In D30845#694140, @kib wrote:

You can see the use in bhyve in https://github.com/CTSRD-CHERI/freebsd-morello/commit/d12af6f53e9c9ba08d80974be2fbce7fa9381f95#diff-1c77bb82662186164af0461f49f764096e3c3bd3d3f324a2db019d242cbdb3de

Is there anywhere in the vm code it would make sense to call pmap_pre_destroy? If so I can look at making it a MI interface.

I do not think the dead state in the proposed interpretation can be set earlier than in pmap_remove_pages(), but there it is already useless. We cannot set it earlier because pmap_remove_pages() is the first call into pmap on the path of the vmspace destruction. On the other hand, we do not destroy vmspace until only the current thread has this pmap active, and no new activations of this pmap can occur. So nothing should invalidate the pmap on remote CPUs.

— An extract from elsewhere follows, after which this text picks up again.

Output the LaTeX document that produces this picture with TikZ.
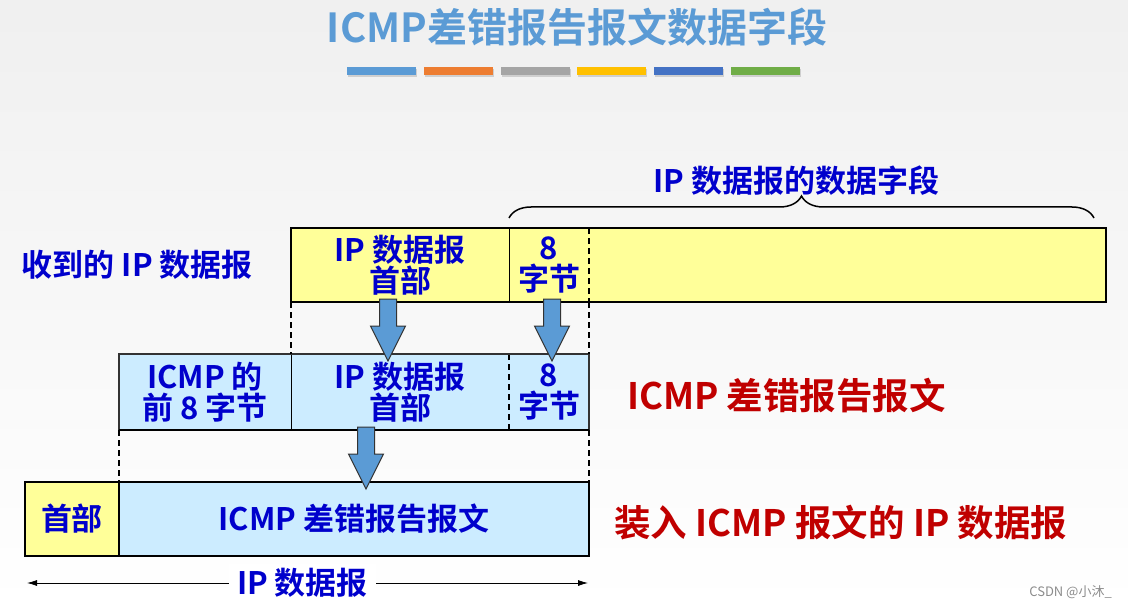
\documentclass[tikz,border=0pt]{standalone}
\usepackage{fontspec}
\setmainfont{Noto Sans CJK SC}[BoldFont={Noto Sans CJK SC Bold}]
\usetikzlibrary{arrows.meta,decorations.pathreplacing,positioning,shadows,calc}

\definecolor{ttlblue}{HTML}{5B9BD5}
\definecolor{barorange}{HTML}{ED7D31}
\definecolor{bargray}{HTML}{A5A5A5}
\definecolor{baryellow}{HTML}{FFC000}
\definecolor{bardarkblue}{HTML}{4472C4}
\definecolor{bargreen}{HTML}{70AD47}
\definecolor{txtblue}{HTML}{0000CC}
\definecolor{txtred}{HTML}{C00000}
\definecolor{cellyellow}{HTML}{FFFF99}
\definecolor{cellblue}{HTML}{CCECFF}

\newcommand{\bodyfont}{\fontsize{31}{31}\selectfont\bfseries}
\newcommand{\redfont}{\fontsize{36.5}{36.5}\selectfont\bfseries}
\newcommand{\titlefont}{\fontsize{40}{40}\selectfont\bfseries}

\tikzset{
  cell/.style={minimum height=74, inner sep=0, outer sep=0, align=center, text=txtblue, font=\bodyfont},
  ycell/.style={cell, fill=cellyellow},
  bcell/.style={cell, fill=cellblue},
  frame/.style={line width=2.5, black},
  divider/.style={line width=1, black},
  guide/.style={line width=1.2, black, dash pattern=on 6 off 4},
  lbl/.style={text=txtblue, font=\bodyfont, inner sep=0},
  redlbl/.style={text=txtred, font=\redfont, inner sep=0},
  blkarrow/.pic={
    \draw[line width=1, black!80, fill=ttlblue, line join=miter]
      (-8.5,0) -- (8.5,0) -- (8.5,27) -- (17.5,27) -- (0,62) -- (-17.5,27) -- (-8.5,27) -- cycle;
  }
}

\begin{document}
\begin{tikzpicture}[x=1pt, y=-1pt]
  % background
  \shade[top color=black!6, bottom color=white] (0,0) rectangle (1128,607);
  \useasboundingbox (0,0) rectangle (1128,607);

  % title and colour bars
  \node[font=\titlefont, text=ttlblue, inner sep=0] (ttl) at (577,27) {ICMP差错报告报文数据字段};
  \foreach \c [count=\i from 0] in {ttlblue,barorange,bargray,baryellow,bardarkblue,bargreen}
    \fill[\c, drop shadow={shadow xshift=1pt, shadow yshift=-2pt, opacity=0.3}] (347+76.8*\i,67) rectangle ++(69,8);

  % received IP datagram
  \node[ycell, minimum width=218, anchor=north west] (rhdr) at (291,228) {IP 数据报\\首部};
  \node[ycell, minimum width=80, right=0 of rhdr] (r8) {8\\字节};
  \node[ycell, minimum width=517, right=0 of r8] (rdata) {};
  \draw[divider] (rhdr.north east) -- (rhdr.south east);
  \draw[guide] (r8.north east) -- (r8.south east);
  \draw[frame] (rhdr.north west) rectangle (rdata.south east);
  \node[lbl, left=38 of rhdr] (rlbl) {收到的 IP 数据报};

  % brace over the data field
  \coordinate (brL) at ($(r8.north west)+(0,-10)$);
  \coordinate (brR) at ($(rdata.north east)+(-12,-10)$);
  \draw[line width=1.5, decorate, decoration={brace, amplitude=22}] (brL) -- (brR);
  \node[lbl] (brlbl) at ($(brL)!0.5!(brR)+(-5,-37)$) {IP 数据报的数据字段};

  % ICMP error message
  \node[bcell, minimum height=76, minimum width=172, anchor=north west] (micmp) at (119,354) {ICMP 的\\前 8 字节};
  \node[bcell, minimum height=76, minimum width=218, right=0 of micmp] (mhdr) {IP 数据报\\首部};
  \node[bcell, minimum height=76, minimum width=80, right=0 of mhdr] (m8) {8\\字节};
  \draw[divider] (micmp.north east) -- (micmp.south east);
  \draw[guide] (mhdr.north east) -- (mhdr.south east);
  \draw[line width=2, black!80] (micmp.north west) rectangle (m8.south east);
  \draw[frame] (micmp.south west) -- (m8.south east);
  \node[redlbl, right=38 of m8, yshift=-4] (mlbl) {ICMP 差错报告报文};

  % IP datagram carrying the ICMP message
  \node[ycell, minimum width=94, anchor=north west] (bhdr) at (25,482) {首部};
  \node[bcell, minimum width=470, right=0 of bhdr] (bmsg) {ICMP 差错报告报文};
  \draw[frame] (bhdr.north west) rectangle (bmsg.south east);
  \draw[frame] (bhdr.north east) -- (bhdr.south east);
  \node[redlbl, right=25 of bmsg, yshift=-4] (blbl) {装入 ICMP 报文的 IP 数据报};

  % dashed guides
  \draw[guide] (rhdr.south west) -- (mhdr.north west);
  \draw[guide] (r8.south east) -- (m8.north east);
  \draw[guide] (micmp.south west) -- (bmsg.north west);
  \draw[guide] (m8.south east) -- (bmsg.north east);

  % block arrows
  \pic at ($(rhdr.south)+(-12,-3)$) {blkarrow};
  \pic at ($(r8.south)+(3,-3)$) {blkarrow};
  \pic at ($(mhdr.south)+(-34,-3)$) {blkarrow};

  % length of the whole datagram
  \coordinate (dimL) at ($(bhdr.south west)+(2,27)$);
  \coordinate (dimR) at ($(bmsg.south east)+(-1,27)$);
  \draw[line width=0.8, {Latex[length=10pt,width=6pt]}-{Latex[length=10pt,width=6pt]}] (dimL) -- node[lbl, fill=white, inner xsep=8, inner ysep=4, xshift=-5] (dimlbl) {IP 数据报} (dimR);

  \node[anchor=east, text=black!45, font=\fontsize{13}{13}\selectfont, inner sep=0] (wm) at (1112,592) {CSDN @小沐\_};
\end{tikzpicture}
\end{document}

Is bhyve actually taking advantage of pmap_remove_pages()? I glanced at the file that Andrew sent a link to, and it appears to me that bhyve performs a series of vm_map_remove()s, which call pmap_remove(), before performing vmspace_free(). So, pmap_remove_pages() never gets called. Whereas pmap_remove_pages() does a single TLB invalidation on the whole address space, pmap_remove() is performing a TLB invalidation per valid PTE destroyed.

In D30845#694803, @alc wrote:

Whereas pmap_remove_pages() does a single TLB invalidation on the whole address space ...

BTW I asked myself why this invalidation is performed by pmap_remove_pages() at all, at least on amd64. There is no more userspace that can activate our pmap. So for the same reason that DI is not entered there, can we avoid the invalidation? It would occur after final teardown of vmspace, on the last context switch anyway.

I convinced myself that the invalidation prevents any speculative loads of PTEs and higher paging structures, but this is relatively weak reason for an IPI.

A couple thoughts:

  1. I'm curious to know if the nested page table pmap is active on the current processor when bhyve is destroying the guest physical address space. If so, it ought to be calling pmap_remove_pages(), whether it is running on arm64 or any other architecture. That said, pmap_remove_pages() won't help if the guest physical address space is wired memory to allow direct access to, e.g., SR-IOV devices.
  2. I wonder if adding a current activation count to the pmap and when that count is zero resetting the pmap's ASID rather than performing TLB invalidations wouldn't be a better, more general solution if pmap_remove_pages() can't be used.